While directing the district court to rely on “some principled method for determining the harm,” the Circuit offers no suggestion whatsoever as to what that method might be.  The reason seems clear. They have no clue what do with this mess.  No court has developed a principled method of dealing with mass restitution by defendants whose conduct defies any rational proximate cause analysis.

As much as we might despise the defendant who has any involvement in child pornography, and feel little concern as to the restitution imposed, the fact remains that the restitution order, which survives prison and affects not just the defendant but his family, his children, as well, the amount of restitution reaches far beyond the purposes of sentencing and impacts innocents as well as defendants.  It matters, despite our lack of the concern.

While the Circuit can craft the order compelling the district judge to arrive at a principled method of determining damages, it can’t make a pig fly.  The CVRA may “work” when the amount of restitution imposed reflects a concrete loss, the amount a defendant “stole” for example.  It works less well when the amount is based on a theoretical loss, the value of legitimate goods when the defendant is convicted of selling counterfeit goods.  It doesn’t work at all, however, when restitution is based on a rhetorical construct, as in Monzell and the other Amy cases, based on the extended argument that without watchers, there would be no producers of kiddie porn.

Once we take a step away from direct harm, where there is a factual basis to determine a quantifiable loss, there can be no principled method of establishing damages for restitution.  As the Amy cases show, no court has as yet been able to come up with a method, and by punting on the decisions has created a range of $500 to $3.4 million in restitution imposed on various defendants. 

No matter how sympathetic the victim, or unsympathetic the defendant, restitution must be rationally related to proximately caused damage or it’s just an arbitrarily imposed fine that goes to the victim rather than the government.  No overwrought argument is going to change that, and no appellate order is going to turn an irrational application of law into a principled method upon demand.  It just can’t be done because there is no principled way to make sense of this ill-conceived law.
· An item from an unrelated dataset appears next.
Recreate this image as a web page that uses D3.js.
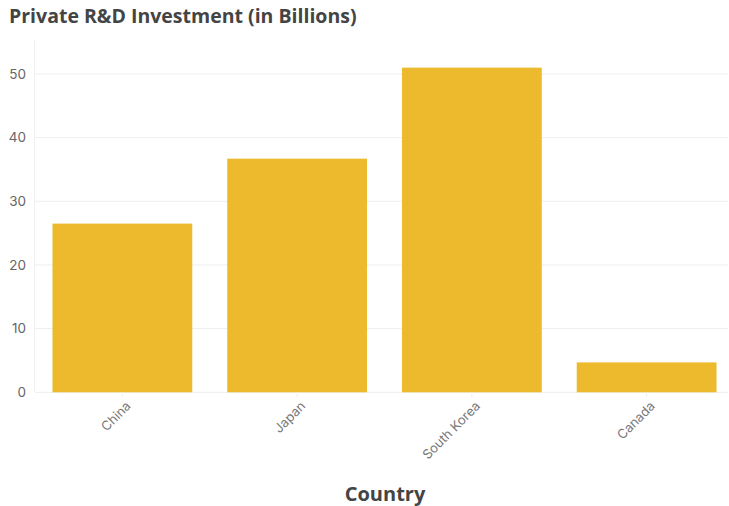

9 thoughts on “Rationalizing Restitution Revisited

  1. BadLawyer

    Provocative post, Scott.

    As a civil trial lawyer I participated in the national effort to create civil remedies for victims of child sexual abuse both against perpetrators in families against their children and against institutions including some of the earliest claims presented against the Catholic Church, et al. Throughout this period it was not uncommon to come across child pornography created by perpetrators in police investigatory files that became available on a limited basis to us. This stuff is stomach turning and heart breaking.

    In seeking a civil remedy we pioneering lawyers had to overcome myriad obstacles laid in our path not the least of which was “proving damages with certainty.” It’s axiomatic that damages must be certain not speculative. Furthermore damages must be directly and proximately caused by the defendant.
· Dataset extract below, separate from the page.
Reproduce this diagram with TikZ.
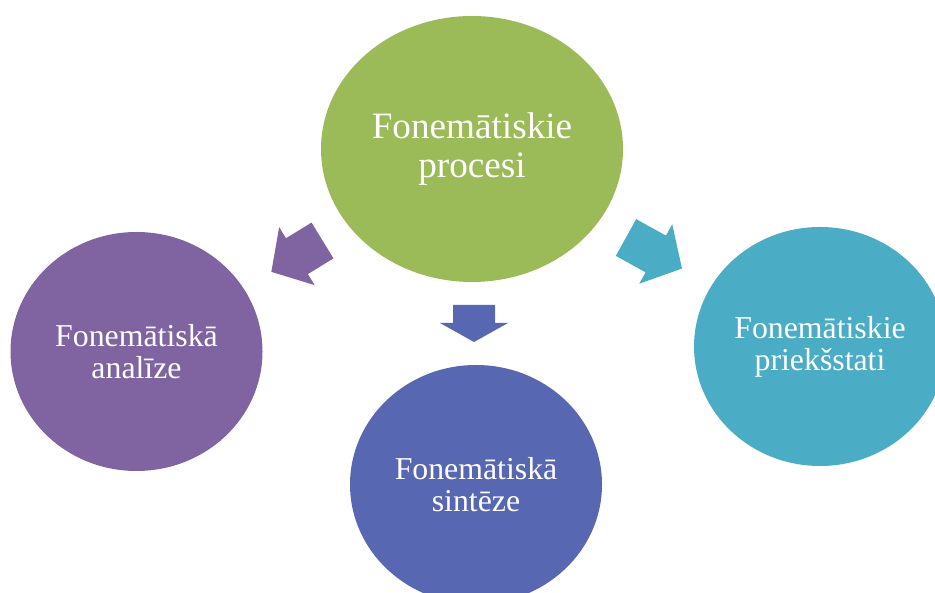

    Having completed a 5 month full federal term of imprisonment with the white collar criminal elite at Morgantown, WV I had my eyes opened to some restitution orders that seemed to be based on spun sugar. While it doesn’t take a CDL to understand that grand theft and other indictments are based on imaginative aggregations often calculated to sensationalize charges I’m surprised at the restitution orders that are based on “retail” or some other speculative theory. It seems to me that in assessing the “harm” to Amy–the courts are unsuccessfully grappling with concepts of individual psycho-sexual injuries caused or not caused by certain metaphysical harms attributable in many instances to disconnected acts.
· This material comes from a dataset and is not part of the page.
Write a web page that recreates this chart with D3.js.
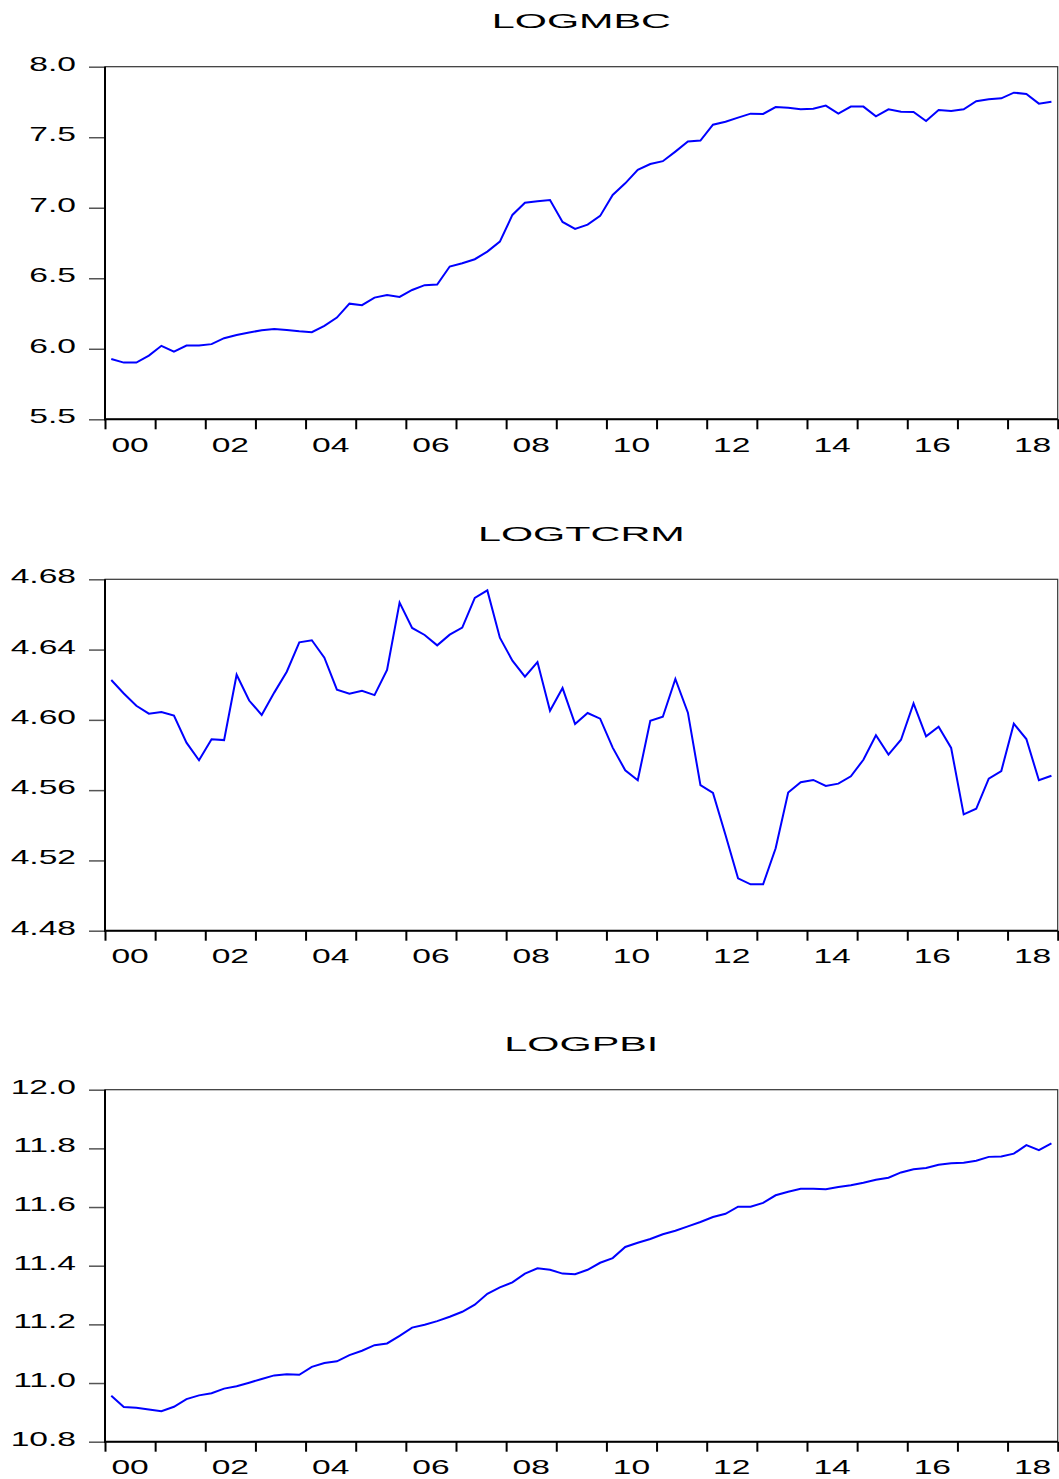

    Certainly the crime against Amy was real. Now, how to deal with the sickening stickiness of it–I’m not sure a civil federal court can deal with it.


  2. Mark Draughn

    God, what a mess. I can only follow about half of what you’re talking about, but it sounds like a mix of shaky metaphysics and almost criminally bad lawmaking. It must be nice to be a legislator: You get to take credit for waving your hands in the general shape of an idea, and then you let hundreds of lawyers fight over the details for the next ten years.

  3. Aaron G

    I think restitution serves both utilitarian and retributive goals very, very poorly in most cases.

    I’m sure we could come up with an arbitrary way to determine restitution for any kind of property interest violation, but anything outside of simply property theft/destruction should be remedied by private law.

  4. SHG

    Restitution should never serve a retributive purpose.  There are plenty of other sanctions for that.  While it may work out that way, and appear that way, restitution is not a fine and should never be imposed as just another sanction.

  5. Michael Drake

    Jonathan Edelstein gets it right (in the comments at Berman’s blog): “The principled thing to do would be to recognize that there’s no Daubert-compliant proof of proximate cause in these cases. Another principled thing would be to adopt the tort concept of intervening cause as well as proximate cause, and to recognize that the Federal notification system is a superseding cause that cuts off the viewer’s liability.”

  6. SHG

    Not sure where Daubert-compliant proof comes into this, or what purpose is serve by some hybrid tort analysis about intervening cause.  If there can be no damages proximately caused by the defendant, then damages can’t be shown and resitution does not lie.  There’s little benefit in making this more complex to reach the same, and only, principled conclusion.

  7. Michael Drake

    Well, the concept of proximate causation is a borrowing from tort, so a complementary tort analysis incorporating intervening causation seems sensible enough.

    Of course I share the intuition that there is simply no harm proximately caused by possession. But I wouldn’t expect a judge to rule for my client based on my intuitions. (Then again, I wouldn’t necessarily expect a judge to rule for my client based on ideally cogent legal reasons, either.)

  8. SHG

    While proximate cause is a tort concept, I don’t think it was used to borrow further from tort as much as because the mean is the word is itself well defined.  I’m happy with proximate, and prefer to stop there and put the onus on the prosecution to show a direct causal link between conduct and damage. 

    We don’t get a lot of decent decisions, or even language. Let’s not muck it up with any more tort words than absolutely necessary.